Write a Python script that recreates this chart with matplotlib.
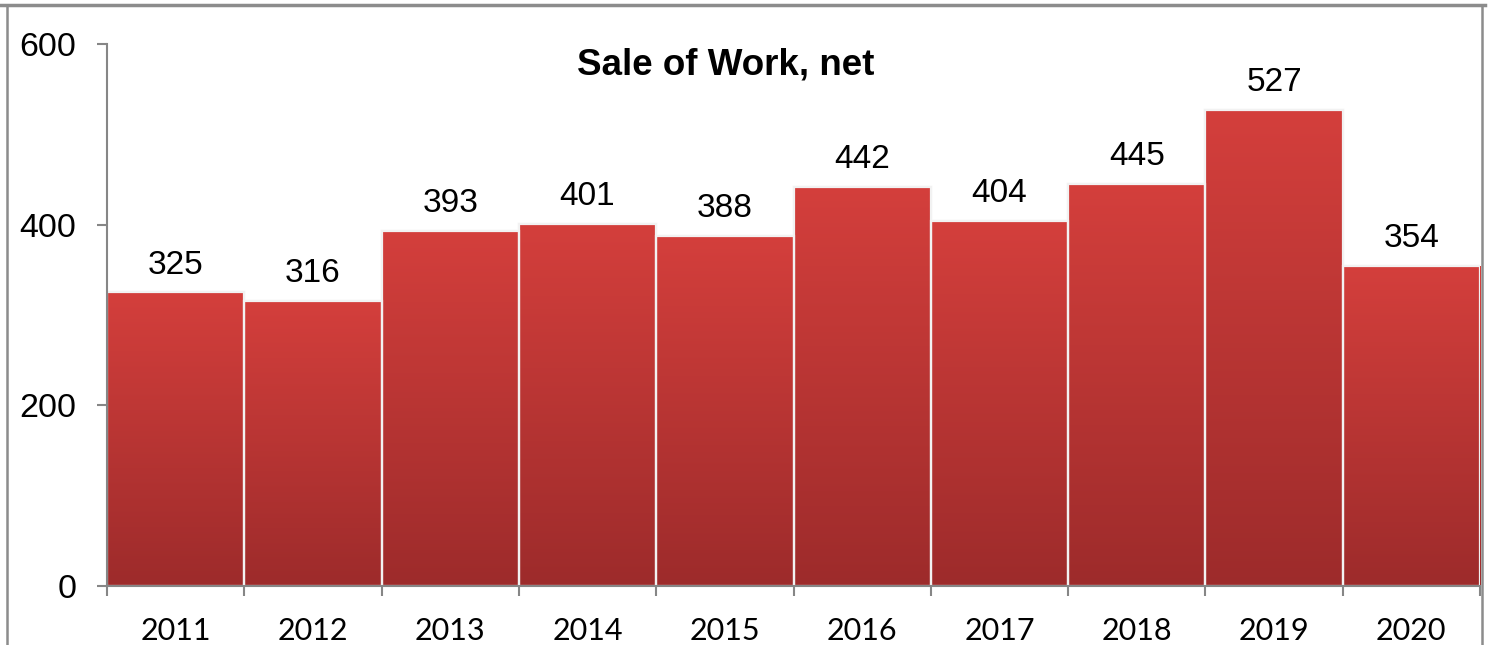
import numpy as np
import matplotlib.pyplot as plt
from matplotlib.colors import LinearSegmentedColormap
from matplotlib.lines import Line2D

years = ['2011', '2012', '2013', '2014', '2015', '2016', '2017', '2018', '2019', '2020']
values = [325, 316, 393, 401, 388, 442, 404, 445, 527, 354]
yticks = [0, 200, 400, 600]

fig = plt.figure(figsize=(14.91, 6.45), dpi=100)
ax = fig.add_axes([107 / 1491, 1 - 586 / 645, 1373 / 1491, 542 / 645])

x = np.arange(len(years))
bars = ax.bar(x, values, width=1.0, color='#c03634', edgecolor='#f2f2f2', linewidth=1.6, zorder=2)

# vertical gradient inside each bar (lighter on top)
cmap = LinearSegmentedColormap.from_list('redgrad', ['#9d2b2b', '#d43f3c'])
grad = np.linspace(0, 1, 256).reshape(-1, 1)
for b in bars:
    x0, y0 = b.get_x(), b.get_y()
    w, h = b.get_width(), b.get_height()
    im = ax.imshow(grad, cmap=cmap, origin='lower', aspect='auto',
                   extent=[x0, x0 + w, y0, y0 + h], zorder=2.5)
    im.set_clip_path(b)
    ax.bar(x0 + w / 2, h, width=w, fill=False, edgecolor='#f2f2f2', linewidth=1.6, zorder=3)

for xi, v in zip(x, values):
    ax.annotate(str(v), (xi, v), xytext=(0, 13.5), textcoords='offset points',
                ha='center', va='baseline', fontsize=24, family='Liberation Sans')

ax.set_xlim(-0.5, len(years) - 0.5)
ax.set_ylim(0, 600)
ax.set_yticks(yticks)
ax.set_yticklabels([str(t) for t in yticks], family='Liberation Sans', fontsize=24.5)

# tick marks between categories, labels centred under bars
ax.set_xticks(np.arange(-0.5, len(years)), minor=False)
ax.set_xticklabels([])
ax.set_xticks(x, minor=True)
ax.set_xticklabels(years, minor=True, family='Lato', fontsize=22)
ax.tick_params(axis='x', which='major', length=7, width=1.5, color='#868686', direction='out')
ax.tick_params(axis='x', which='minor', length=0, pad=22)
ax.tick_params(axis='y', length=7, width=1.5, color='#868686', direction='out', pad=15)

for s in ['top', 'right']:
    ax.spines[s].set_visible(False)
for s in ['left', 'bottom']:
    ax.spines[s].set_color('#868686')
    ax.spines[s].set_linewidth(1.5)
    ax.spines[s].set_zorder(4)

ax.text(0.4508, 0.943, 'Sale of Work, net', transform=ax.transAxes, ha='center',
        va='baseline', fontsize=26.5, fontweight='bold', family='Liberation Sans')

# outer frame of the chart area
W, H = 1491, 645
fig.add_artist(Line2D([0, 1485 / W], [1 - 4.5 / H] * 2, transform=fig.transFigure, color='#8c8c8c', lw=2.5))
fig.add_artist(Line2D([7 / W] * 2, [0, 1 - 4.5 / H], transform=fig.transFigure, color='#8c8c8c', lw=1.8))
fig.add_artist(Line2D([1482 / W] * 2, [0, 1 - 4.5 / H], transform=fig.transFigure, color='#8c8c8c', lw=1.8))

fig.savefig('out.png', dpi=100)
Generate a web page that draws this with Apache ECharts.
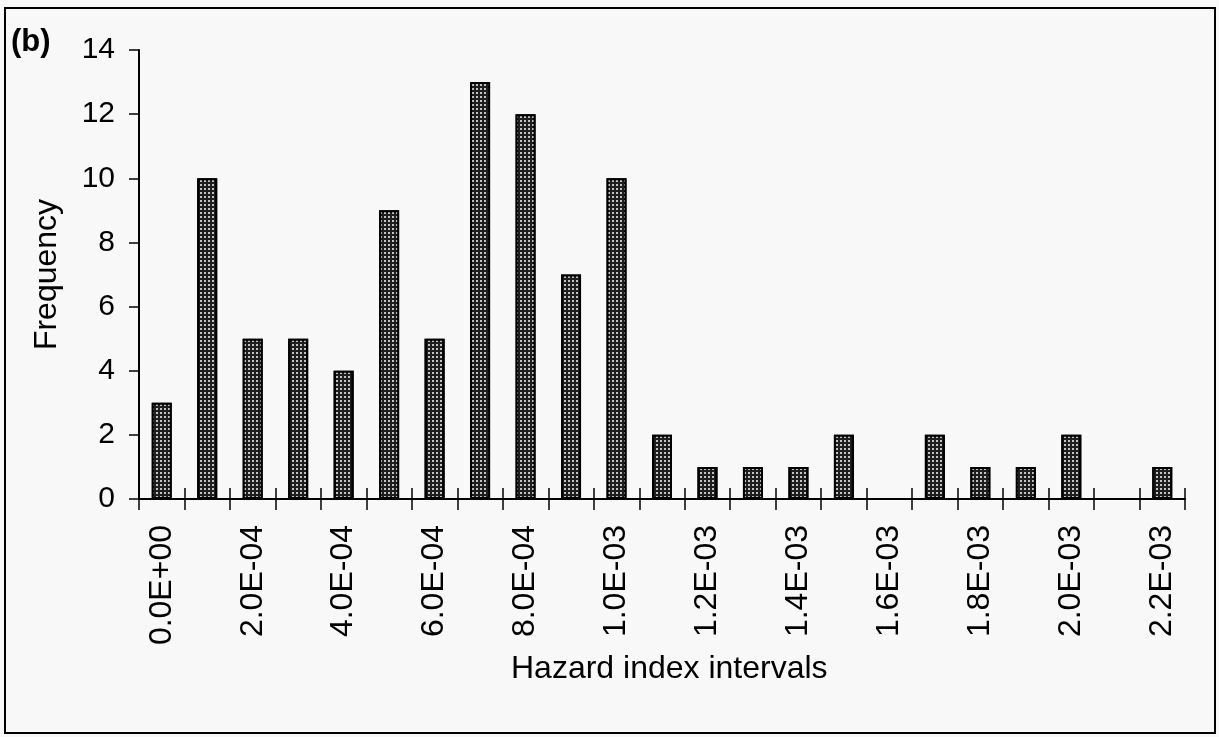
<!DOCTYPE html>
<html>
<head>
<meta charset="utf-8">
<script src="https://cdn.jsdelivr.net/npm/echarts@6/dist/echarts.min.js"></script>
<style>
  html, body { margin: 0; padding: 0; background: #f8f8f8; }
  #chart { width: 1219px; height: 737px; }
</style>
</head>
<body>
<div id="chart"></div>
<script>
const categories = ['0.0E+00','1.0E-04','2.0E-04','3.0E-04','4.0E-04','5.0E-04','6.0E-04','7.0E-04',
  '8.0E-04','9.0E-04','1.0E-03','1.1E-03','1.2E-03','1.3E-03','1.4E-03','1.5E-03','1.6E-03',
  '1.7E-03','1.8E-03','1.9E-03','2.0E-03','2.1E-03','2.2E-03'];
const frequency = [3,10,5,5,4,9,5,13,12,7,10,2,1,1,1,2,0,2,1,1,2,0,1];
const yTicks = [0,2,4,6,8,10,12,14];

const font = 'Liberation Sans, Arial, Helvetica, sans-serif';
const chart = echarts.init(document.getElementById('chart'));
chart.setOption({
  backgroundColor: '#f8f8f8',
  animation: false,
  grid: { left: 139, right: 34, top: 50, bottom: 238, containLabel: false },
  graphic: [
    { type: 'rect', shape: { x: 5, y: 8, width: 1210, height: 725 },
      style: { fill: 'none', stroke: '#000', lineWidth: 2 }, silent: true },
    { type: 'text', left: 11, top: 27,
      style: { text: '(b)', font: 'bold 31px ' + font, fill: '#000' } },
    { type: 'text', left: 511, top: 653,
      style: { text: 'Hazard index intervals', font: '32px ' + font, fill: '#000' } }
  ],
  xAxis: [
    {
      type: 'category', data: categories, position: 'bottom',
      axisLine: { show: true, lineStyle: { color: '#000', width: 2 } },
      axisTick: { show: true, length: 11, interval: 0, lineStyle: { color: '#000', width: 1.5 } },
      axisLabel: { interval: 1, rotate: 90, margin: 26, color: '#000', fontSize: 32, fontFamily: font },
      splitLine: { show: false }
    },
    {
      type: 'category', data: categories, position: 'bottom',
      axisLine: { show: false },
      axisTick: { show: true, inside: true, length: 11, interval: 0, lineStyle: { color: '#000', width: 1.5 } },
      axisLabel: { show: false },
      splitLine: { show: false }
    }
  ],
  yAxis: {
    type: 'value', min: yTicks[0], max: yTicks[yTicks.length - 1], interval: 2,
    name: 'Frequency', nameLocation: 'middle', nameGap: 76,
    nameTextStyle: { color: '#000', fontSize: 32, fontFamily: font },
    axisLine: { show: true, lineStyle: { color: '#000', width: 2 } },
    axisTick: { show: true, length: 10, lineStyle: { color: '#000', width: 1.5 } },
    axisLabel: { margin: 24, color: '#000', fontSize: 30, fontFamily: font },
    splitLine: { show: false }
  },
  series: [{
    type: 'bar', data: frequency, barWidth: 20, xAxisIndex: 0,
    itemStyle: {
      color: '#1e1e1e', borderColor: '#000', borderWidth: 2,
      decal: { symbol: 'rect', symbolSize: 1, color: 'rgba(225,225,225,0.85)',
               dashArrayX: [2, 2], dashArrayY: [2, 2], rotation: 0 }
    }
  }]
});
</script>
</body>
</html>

### [Stated task]
Take the listing and print it again exactly, but without any pictures.

### [Answer below]
Write a Python script that recreates this chart with matplotlib.
import numpy as np
import matplotlib.pyplot as plt
from matplotlib.colors import LinearSegmentedColormap
from matplotlib.lines import Line2D

years = ['2011', '2012', '2013', '2014', '2015', '2016', '2017', '2018', '2019', '2020']
values = [325, 316, 393, 401, 388, 442, 404, 445, 527, 354]
yticks = [0, 200, 400, 600]

fig = plt.figure(figsize=(14.91, 6.45), dpi=100)
ax = fig.add_axes([107 / 1491, 1 - 586 / 645, 1373 / 1491, 542 / 645])

x = np.arange(len(years))
bars = ax.bar(x, values, width=1.0, color='#c03634', edgecolor='#f2f2f2', linewidth=1.6, zorder=2)

# vertical gradient inside each bar (lighter on top)
cmap = LinearSegmentedColormap.from_list('redgrad', ['#9d2b2b', '#d43f3c'])
grad = np.linspace(0, 1, 256).reshape(-1, 1)
for b in bars:
    x0, y0 = b.get_x(), b.get_y()
    w, h = b.get_width(), b.get_height()
    im = ax.imshow(grad, cmap=cmap, origin='lower', aspect='auto',
                   extent=[x0, x0 + w, y0, y0 + h], zorder=2.5)
    im.set_clip_path(b)
    ax.bar(x0 + w / 2, h, width=w, fill=False, edgecolor='#f2f2f2', linewidth=1.6, zorder=3)

for xi, v in zip(x, values):
    ax.annotate(str(v), (xi, v), xytext=(0, 13.5), textcoords='offset points',
                ha='center', va='baseline', fontsize=24, family='Liberation Sans')

ax.set_xlim(-0.5, len(years) - 0.5)
ax.set_ylim(0, 600)
ax.set_yticks(yticks)
ax.set_yticklabels([str(t) for t in yticks], family='Liberation Sans', fontsize=24.5)

# tick marks between categories, labels centred under bars
ax.set_xticks(np.arange(-0.5, len(years)), minor=False)
ax.set_xticklabels([])
ax.set_xticks(x, minor=True)
ax.set_xticklabels(years, minor=True, family='Lato', fontsize=22)
ax.tick_params(axis='x', which='major', length=7, width=1.5, color='#868686', direction='out')
ax.tick_params(axis='x', which='minor', length=0, pad=22)
ax.tick_params(axis='y', length=7, width=1.5, color='#868686', direction='out', pad=15)

for s in ['top', 'right']:
    ax.spines[s].set_visible(False)
for s in ['left', 'bottom']:
    ax.spines[s].set_color('#868686')
    ax.spines[s].set_linewidth(1.5)
    ax.spines[s].set_zorder(4)

ax.text(0.4508, 0.943, 'Sale of Work, net', transform=ax.transAxes, ha='center',
        va='baseline', fontsize=26.5, fontweight='bold', family='Liberation Sans')

# outer frame of the chart area
W, H = 1491, 645
fig.add_artist(Line2D([0, 1485 / W], [1 - 4.5 / H] * 2, transform=fig.transFigure, color='#8c8c8c', lw=2.5))
fig.add_artist(Line2D([7 / W] * 2, [0, 1 - 4.5 / H], transform=fig.transFigure, color='#8c8c8c', lw=1.8))
fig.add_artist(Line2D([1482 / W] * 2, [0, 1 - 4.5 / H], transform=fig.transFigure, color='#8c8c8c', lw=1.8))

fig.savefig('out.png', dpi=100)
Generate a web page that draws this with Apache ECharts.
<!DOCTYPE html>
<html>
<head>
<meta charset="utf-8">
<script src="https://cdn.jsdelivr.net/npm/echarts@6/dist/echarts.min.js"></script>
<style>
  html, body { margin: 0; padding: 0; background: #f8f8f8; }
  #chart { width: 1219px; height: 737px; }
</style>
</head>
<body>
<div id="chart"></div>
<script>
const categories = ['0.0E+00','1.0E-04','2.0E-04','3.0E-04','4.0E-04','5.0E-04','6.0E-04','7.0E-04',
  '8.0E-04','9.0E-04','1.0E-03','1.1E-03','1.2E-03','1.3E-03','1.4E-03','1.5E-03','1.6E-03',
  '1.7E-03','1.8E-03','1.9E-03','2.0E-03','2.1E-03','2.2E-03'];
const frequency = [3,10,5,5,4,9,5,13,12,7,10,2,1,1,1,2,0,2,1,1,2,0,1];
const yTicks = [0,2,4,6,8,10,12,14];

const font = 'Liberation Sans, Arial, Helvetica, sans-serif';
const chart = echarts.init(document.getElementById('chart'));
chart.setOption({
  backgroundColor: '#f8f8f8',
  animation: false,
  grid: { left: 139, right: 34, top: 50, bottom: 238, containLabel: false },
  graphic: [
    { type: 'rect', shape: { x: 5, y: 8, width: 1210, height: 725 },
      style: { fill: 'none', stroke: '#000', lineWidth: 2 }, silent: true },
    { type: 'text', left: 11, top: 27,
      style: { text: '(b)', font: 'bold 31px ' + font, fill: '#000' } },
    { type: 'text', left: 511, top: 653,
      style: { text: 'Hazard index intervals', font: '32px ' + font, fill: '#000' } }
  ],
  xAxis: [
    {
      type: 'category', data: categories, position: 'bottom',
      axisLine: { show: true, lineStyle: { color: '#000', width: 2 } },
      axisTick: { show: true, length: 11, interval: 0, lineStyle: { color: '#000', width: 1.5 } },
      axisLabel: { interval: 1, rotate: 90, margin: 26, color: '#000', fontSize: 32, fontFamily: font },
      splitLine: { show: false }
    },
    {
      type: 'category', data: categories, position: 'bottom',
      axisLine: { show: false },
      axisTick: { show: true, inside: true, length: 11, interval: 0, lineStyle: { color: '#000', width: 1.5 } },
      axisLabel: { show: false },
      splitLine: { show: false }
    }
  ],
  yAxis: {
    type: 'value', min: yTicks[0], max: yTicks[yTicks.length - 1], interval: 2,
    name: 'Frequency', nameLocation: 'middle', nameGap: 76,
    nameTextStyle: { color: '#000', fontSize: 32, fontFamily: font },
    axisLine: { show: true, lineStyle: { color: '#000', width: 2 } },
    axisTick: { show: true, length: 10, lineStyle: { color: '#000', width: 1.5 } },
    axisLabel: { margin: 24, color: '#000', fontSize: 30, fontFamily: font },
    splitLine: { show: false }
  },
  series: [{
    type: 'bar', data: frequency, barWidth: 20, xAxisIndex: 0,
    itemStyle: {
      color: '#1e1e1e', borderColor: '#000', borderWidth: 2,
      decal: { symbol: 'rect', symbolSize: 1, color: 'rgba(225,225,225,0.85)',
               dashArrayX: [2, 2], dashArrayY: [2, 2], rotation: 0 }
    }
  }]
});
</script>
</body>
</html>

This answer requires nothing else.